Interestingly, this is despite New Zealand employers being some of the least demanding in the world when it comes to working over holidays. The Randstad Workmonitor, which surveys over 400 New Zealanders every quarter, reveals only 16% of employees are expected to be available over the break.
This compares to 58% of employers in China, 56% in India and 40% of organisations in Hong Kong who expect employees to be available at all times over the holiday period.
Paul Robinson, New Zealand Director of HR & recruitment specialists, Randstad, says while it’s good to see employees want to remain productive over the holidays, it’s also important they take time out to rejuvenate and unwind.
“We all know the business world doesn’t stop over summer, however it’s important employees are encouraged to take a well-earned break over the Christmas period in order to recharge for the upcoming year.
“While this can be difficult in a high-paced, high performing environment, and with technologies making it easier than ever to be at work from anywhere in the world, all of us should try to make a point of switching off for even a small part of the festive period.
“Whether this means leaving the laptop at work, not looking at or responding to work emails, nominating ‘no work’ days or sharing responsibilities effectively around a team, Kiwis need to work with their employers to ensure expectations are met and everyone has a good break over the Christmas and New Year period,” says Robinson.
The commitment to our jobs over the holidays goes beyond emptying work inboxes, with almost half (42%) of us staying up to date with what’s going on at the office through various channels, and 31% admitting they have trouble letting work tasks go when on holidays.
“While the office doesn’t stop when you are on leave, there are ways to minimise the amount of time you spend on email or engaged with work. Communicate tasks with team members and split responsibilities amongst them, or alternatively nominate days where you won’t be available and try to stick to these.” Paul Robinson says no matter what time of year, it’s important workers make the most of their annual leave and use the time to truly relax and have a break, as best they can. And for those employees who need to work over the Christmas period, Robinson says it’s important these workers are rewarded appropriately. “Not every office will be able to close down over the Christmas period, and there will be many Kiwis around the country who’ll find themselves working for a period of time over the festive season. So for those who have to work, employers just need to ensure the efforts of their employees are acknowledged and appreciated. “The festive season gives most New Zealanders a chance to relax and escape the office, and it’s important we all make an effort to use our holidays to unwind and recharge. We all know the importance of a healthy work-life balance, so making the effort to disconnect from the work environment over Christmas can lead to a more productive start to 2014,” says Robinson. Expectations for pay rises diminish
The Randstad Workmonitor also shows New Zealanders are far less confident of receiving a pay rise in 2014 than they were last year, with only 54% of employees believing they will receive a raise in the New Year.

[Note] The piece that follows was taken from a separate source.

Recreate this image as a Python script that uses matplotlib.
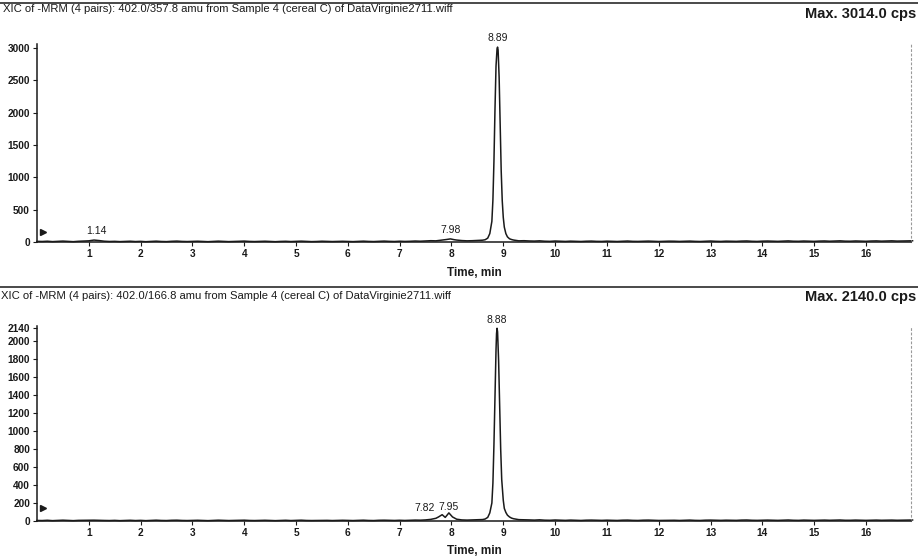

This compares to 69% of Kiwis who thought their pay would increase in 2013. This figure is also far lower than counterparts throughout the Asia-Pacific region, with 93% of Singaporean workers, 92% Indian and 82% of Hong Kong employees expecting a pay rise in the coming year.
In fact Japan (35%) is the only nation in the region with fewer workers expecting a raise in salary.
Robinson says with salaries potentially increasing throughout neighbouring countries, local businesses will have to work harder to keep their best employees in New Zealand. “With economies in the Asia Pacific region surging, resulting in potential wage pressures, the fight for talented employees will be fierce for local organisations.
“While many organisations may not be in a position to match the pay cheques offered by other regional businesses, it’s important to consider other benefits which will be attractive to employees.
Ensure your office culture is strong; your company reputation and image is positive in the market; offer non-financial benefits such as flexible working options and extended leave; and communicate all your employee value propositions wherever possible as this will help your employer brand, and therefore retain your best people while also making your organisation more attractive to prospective employees,” says Robinson.